Eternal Fire
- Short name: EF
- Sport: Counter-Strike 2 Valorant PUBG Brawl Stars League of Legends
- Founded: 13 August 2021; 4 years ago
- Location: Istanbul, Turkey
- CEO: Furkan Güven
- Partners: Keydrop, Yüzdeyüz Online, Türk Telekom Gameon, PirateSwap.gg
- Website: eternalfire.gg

= Eternal Fire (esports) =

Turkish esports organization

Eternal Fire is a Turkish esports organization founded on 13 August 2021. The organization has teams competing in Counter-Strike 2 and Valorant. Its Valorant team competes in the VCT EMEA league.

== Counter-Strike ==
Eternal Fire's CS:GO team was announced on 13 August 2021, featuring four of the most notable Turkish players in CS:GO history—woxic, ⁠XANTARES⁠, ⁠Calyx⁠, and ⁠imoRR⁠—and one Jordanian player. Two months later, the Jordanian player, ISSAA, left the team and the organization became a fully Turkish roster. The team attended the Antwerp 2022 Major, but did not advance to the playoff stage. In July 2022, ⁠Calyx⁠ left the team and was replaced by MAJ3R. A week later, xfl0ud was moved to the inactive lineup and replaced by Ahmet "paz" Karahoca. The move brought the core of Space Soldiers back together.

After failing to qualify for the IEM Rio Major 2022, MAJ3R was removed from the team in October, while xfl0ud was brought back from inactivity. Later that month, paz requested to be benched for personal reasons, while coach Canpolat "hardstyle" Yıldıran was removed by the organisation itself. In early November, AWPer Özgür "woxic" Eker also benched himself, stating that he wanted to continue his career in an international team. Calyx and MAJ3R were brought back to fill in, while Sezgin "Fabre" Kalaycı was appointed as the new coach.
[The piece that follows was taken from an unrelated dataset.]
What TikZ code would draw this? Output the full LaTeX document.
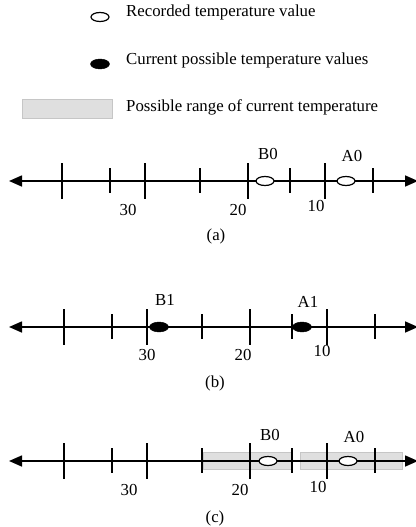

On 18 September 2024 Eternal fire announced their new Brawl Stars roster which consisted of players Ope, GuGu and Mebius. Eternal Fire were qualified for Brawl Stars World Finals 2024 where they finished 9-11th. On 13 December 2024 Mebius left the team.

=== 2025 ===
Eternal Fire had to sell their Counter-Strike team to the Serbia-based esports organization Team Aurora on April 5, 2025, due to sponsor issues and political reasons. As a result, Eternal Fire participated in the PGL Bucharest 2025 tournament under the Team Aurora name with their current CS2 roster on April 6, 2025.

== Valorant ==
The Valorant roster of Eternal Fire was announced on 21 April 2024.

On 20 March 2026, Eternal Fire were admitted into the VCT EMEA league following financial issues at ULF Esports.